Obligatory mention that GURPS, unlike Dungeons & Dragons, has multiple sets of rules for long-distance travel, depending on how much detail you want. Assuming default humans with no encumbrance at all:

  • Basic Set p. 351: Hiking achieves a speed of 50 miles per day, at no cost.
  • Low-Tech Companion 2: Weapons and Warriors p. 32: Hiking achieves a speed of 2.5 miles per hour, at a cost of 1 FP (Fatigue Point) per hour. Once you've lost 7 FP, you move at half speed. Resting regenerates 6 FP per hour. Some quick algebra indicates that the optimal strategy for a 16-hour day is 14 hours and 40 minutes of hiking mixed with 1 hour and 20 minutes of resting, for an overall speed of 37 miles per day. But you may want to keep your FP higher than 3, just in case you are ambushed while hiking.
    • The Last Gasp (Pyramid vol. 3 iss. 44 (Alternate GURPS II) p. 4): It's unrealistic that your speed isn't reduced until you've lost an entire 7 FP. Instead, your speed is reduced by one-fifth after you've lost 5 FP, and by two-fifths after you've lost 9 FP. Also, it's unrealistic that your FP regenerate at 6 per hour. Instead, your reservoir of FP is divided into 5 points of mild fatigue, which regenerate at 1 FP per 2 hours, and 5 points of severe fatigue, which regenerate at 1 FP per 8 hours. Some quick algebra indicates that the optimal strategy for a 16-hour day is 8 hours and 40 minutes of hiking mixed with 7 hours and 20 minutes of resting, for an overall speed of 22 miles per day.
  • Dungeon Fantasy 16: Wilderness Adventures p. 21: Hiking achieves a speed of 2.5 miles per hour. Instead of doing a bunch of finicky FP math, just assume that you spend 30 minutes striking camp in the morning, 3 hours resting throughout the day, 30 minutes pitching camp in the evening, and 12 hours actually walking, for an overall speed of 30 miles per day. If you are ambushed while hiking, you are missing 1 FP when the encounter starts.

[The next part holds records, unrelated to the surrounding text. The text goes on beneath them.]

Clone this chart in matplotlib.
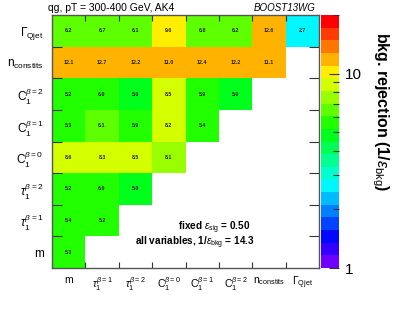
import numpy as np
import matplotlib
matplotlib.use("Agg")
import matplotlib.pyplot as plt
from matplotlib.colors import ListedColormap, LogNorm

plt.rcParams["font.family"] = ["Liberation Sans", "DejaVu Sans"]
plt.rcParams["mathtext.fontset"] = "custom"
plt.rcParams["mathtext.rm"] = "Liberation Sans"
plt.rcParams["mathtext.it"] = "Liberation Sans:italic"
plt.rcParams["mathtext.bf"] = "Liberation Sans:bold"

# --- variaveis (de baixo para cima / esquerda para direita) ---
labels = [r"m", r"$\tau_1^{\beta=1}$", r"$\tau_1^{\beta=2}$", r"$\mathrm{C}_1^{\beta=0}$",
          r"$\mathrm{C}_1^{\beta=1}$", r"$\mathrm{C}_1^{\beta=2}$",
          r"$\mathrm{n}_{\mathrm{constits}}$", r"$\Gamma_{\mathrm{Qjet}}$"]

# --- rejeicao por linha (linha i tem i+1 valores) ---
row_m = [5.3]
row_tau1 = [5.4, 5.2]
row_tau2 = [5.2, 6.0, 5.0]
row_c0 = [8.6, 8.3, 8.5, 8.1]
row_c1 = [5.3, 6.1, 5.9, 8.2, 5.4]
row_c2 = [5.2, 6.0, 5.0, 8.5, 5.9, 5.0]
row_nconst = [12.1, 12.7, 12.2, 11.0, 12.4, 12.2, 11.1]
row_qjet = [6.2, 6.7, 6.1, 9.6, 6.8, 6.2, 12.6, 2.7]
rows = [row_m, row_tau1, row_tau2, row_c0, row_c1, row_c2, row_nconst, row_qjet]

# paleta estilo ROOT, 20 niveis
palette = ["#6e00ff", "#3300ff", "#0008ff", "#0044ff", "#0080ff", "#00bbff", "#00f7ff",
           "#00ffcc", "#00ff91", "#00ff55", "#00ff1a", "#22ff00", "#5eff00", "#99ff00",
           "#d4ff00", "#ffee00", "#ffb300", "#ff7700", "#ff3b00", "#ff0000"]
cmap = ListedColormap(palette)
norm = LogNorm(vmin=1, vmax=20)

n = len(labels)
Z = np.full((n, n), np.nan)
for i, r in enumerate(rows):
    Z[i, :len(r)] = r
Z = np.ma.masked_invalid(Z)

fig = plt.figure(figsize=(3.99, 3.09), dpi=100)
ax = fig.add_axes([52/399, 1-268/309, 267/399, 253/309])
cax = fig.add_axes([321/399, 1-268/309, 18/399, 253/309])

edges = np.arange(n + 1)
mesh = ax.pcolormesh(edges, edges, Z, cmap=cmap, norm=norm)

for i, r in enumerate(rows):
    for j, v in enumerate(r):
        ax.text(j + 0.5, i + 0.5, f"{v:.1f}", ha="center", va="center",
                fontsize=3.8, fontweight="bold", color="#222222")

ax.set_xlim(0, n)
ax.set_ylim(0, n)
ax.set_xticks(edges[1:-1])
ax.set_yticks(edges[1:-1])
ax.set_xticklabels([])
ax.set_yticklabels([])
ax.set_xticks(edges[:-1] + 0.5, minor=True)
ax.set_yticks(edges[:-1] + 0.5, minor=True)
ax.set_xticklabels(labels, minor=True, fontsize=7.5)
ax.set_yticklabels(labels, minor=True, fontsize=8.5)
ax.tick_params(axis="x", which="major", direction="in", length=4.5, width=0.8,
               top=True, color="#333333")
ax.tick_params(axis="y", which="major", direction="in", length=7, width=0.8,
               right=True, color="#333333")
ax.tick_params(axis="x", which="minor", length=0, pad=5)
ax.tick_params(axis="y", which="minor", length=0, pad=6)
for s in ax.spines.values():
    s.set_color("#555555")
    s.set_linewidth(1.0)

cb = fig.colorbar(mesh, cax=cax)
cb.outline.set_visible(False)
cax.tick_params(which="both", direction="in", right=True, color="#333333", width=0.8)
cax.tick_params(which="major", length=7, labelsize=11, pad=4)
cax.tick_params(which="minor", length=4)
cax.set_yticks([1, 10])
cax.set_yticklabels(["1", "10"])
cax.yaxis.set_minor_formatter(plt.NullFormatter())

fig.text(380/399, 1-112/309, r"bkg. rejection (1/$\varepsilon_{\mathrm{bkg}}$)",
         rotation=-90, ha="center", va="center", fontsize=11.5, fontweight="bold")

fig.text(48/399, 1-8/309, "qg, pT = 300-400 GeV, AK4", ha="left", va="center", fontsize=7.5)
fig.text(316/399, 1-8/309, "BOOST13WG", ha="right", va="center", fontsize=7, style="italic")

ax.text(5.95, 1.27, r"fixed $\varepsilon_{\mathrm{sig}}$ = 0.50", ha="right", va="center",
        fontsize=7.2, fontweight="bold")
ax.text(6.07, 0.79, r"all variables, 1/$\varepsilon_{\mathrm{bkg}}$ = 14.3", ha="right", va="center",
        fontsize=7.2, fontweight="bold")

fig.savefig("out.png", dpi=100)
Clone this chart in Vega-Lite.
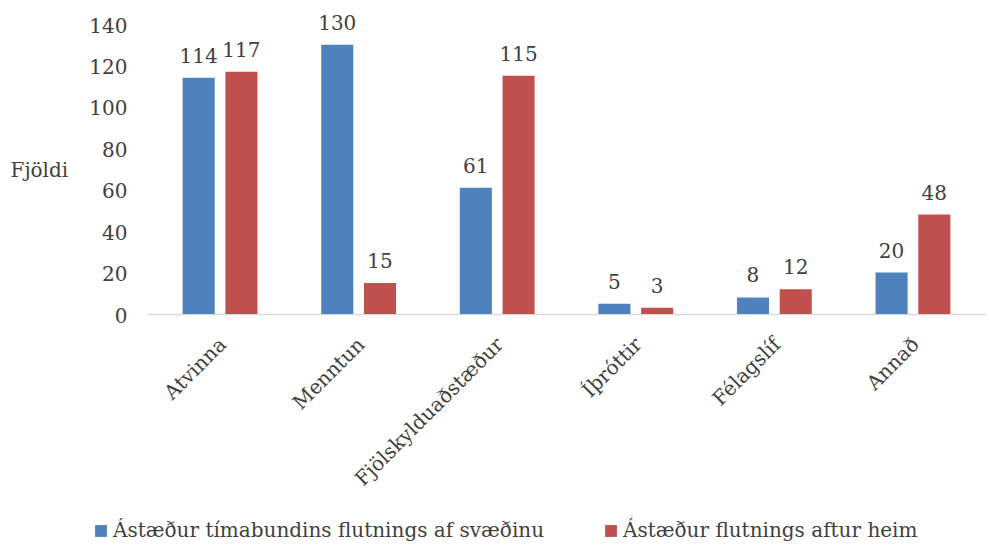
{
  "$schema": "https://vega.github.io/schema/vega-lite/v6.json",
  "width": 837,
  "height": 290,
  "autosize": {"type": "none"},
  "padding": {"left": 148, "top": 24, "right": 4, "bottom": 232},
  "background": "white",
  "config": {
    "view": {"stroke": null},
    "font": "DejaVu Serif",
    "axis": {"labelFont": "DejaVu Serif", "titleFont": "DejaVu Serif"},
    "legend": {"labelFont": "DejaVu Serif"},
    "text": {"font": "DejaVu Serif"}
  },
  "data": {
    "values": [
      {"cat": "Atvinna", "series": "Ástæður tímabundins flutnings af svæðinu", "value": 114},
      {"cat": "Atvinna", "series": "Ástæður flutnings aftur heim", "value": 117},
      {"cat": "Menntun", "series": "Ástæður tímabundins flutnings af svæðinu", "value": 130},
      {"cat": "Menntun", "series": "Ástæður flutnings aftur heim", "value": 15},
      {"cat": "Fjölskylduaðstæður", "series": "Ástæður tímabundins flutnings af svæðinu", "value": 61},
      {"cat": "Fjölskylduaðstæður", "series": "Ástæður flutnings aftur heim", "value": 115},
      {"cat": "Íþróttir", "series": "Ástæður tímabundins flutnings af svæðinu", "value": 5},
      {"cat": "Íþróttir", "series": "Ástæður flutnings aftur heim", "value": 3},
      {"cat": "Félagslíf", "series": "Ástæður tímabundins flutnings af svæðinu", "value": 8},
      {"cat": "Félagslíf", "series": "Ástæður flutnings aftur heim", "value": 12},
      {"cat": "Annað", "series": "Ástæður tímabundins flutnings af svæðinu", "value": 20},
      {"cat": "Annað", "series": "Ástæður flutnings aftur heim", "value": 48}
    ]
  },
  "encoding": {
    "x": {
      "field": "cat", "type": "nominal", "sort": null,
      "scale": {"paddingInner": 0.46, "paddingOuter": 0.25},
      "axis": {
        "title": null, "labelAngle": -45, "labelAlign": "right", "labelBaseline": "top",
        "labelFontSize": 20, "labelColor": "#404040", "labelPadding": 20, "labelOffset": -4,
        "ticks": false, "domainColor": "#d9d9d9", "domainWidth": 1.5, "labelLimit": 0
      }
    },
    "xOffset": {
      "field": "series", "type": "nominal", "sort": null,
      "scale": {"paddingInner": 0.25}
    },
    "y": {
      "field": "value", "type": "quantitative",
      "scale": {"domain": [0, 140]},
      "axis": {
        "values": [0, 20, 40, 60, 80, 100, 120, 140],
        "grid": false, "ticks": false, "domain": false,
        "labelFontSize": 20, "labelColor": "#404040", "labelPadding": 21, "labelBaseline": "middle", "labelOffset": 2,
        "title": "Fjöldi", "titleAngle": 0, "titleFontSize": 20, "titleFontWeight": "normal",
        "titleColor": "#404040", "titleAlign": "left", "titleBaseline": "middle",
        "titleX": -138, "titleY": 146
      }
    }
  },
  "layer": [
    {
      "mark": {"type": "bar"},
      "encoding": {
        "color": {
          "field": "series", "type": "nominal", "sort": null,
          "scale": {"range": ["#4F81BD", "#C0504D"]},
          "legend": {
            "title": null, "orient": "none", "direction": "horizontal",
            "legendX": -57, "legendY": 497,
            "symbolType": "square", "symbolSize": 140, "symbolStrokeWidth": 0,
            "labelFontSize": 20, "labelColor": "#404040", "columnPadding": 56,
            "labelOffset": 2, "labelLimit": 0
          }
        }
      }
    },
    {
      "mark": {"type": "text", "baseline": "alphabetic", "dy": -15, "fontSize": 20, "color": "#404040", "font": "DejaVu Serif"},
      "encoding": {"text": {"field": "value", "type": "quantitative"}}
    }
  ]
}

Seems like the best rule would be something like "pick an exertion level from "Gentle Amble" to "Forced March". Multiply by the difficulty of terrain and individual encumbrance. That's how much fatigue you gain per hour of marching.
The straight-line distance you travel is your march speed x hours x terrain difficulty modifier (from "marked highway" to "the cursed swamp-forest maze of fuck-you."
Tune the table so the DM can have players traveling from 0-40 miles a day.

So you're only moving at the speed of your slowest party member, and the wizard is going to arrive more tired than the monk-ranger. Maybe have him ride the barbarian or use a few spell slots on Harkonnen's Floating Fatass

GURPS also incorporates rules for forced marching, terrain difficulty, and encumbrance, but I omitted them from this simplified overview.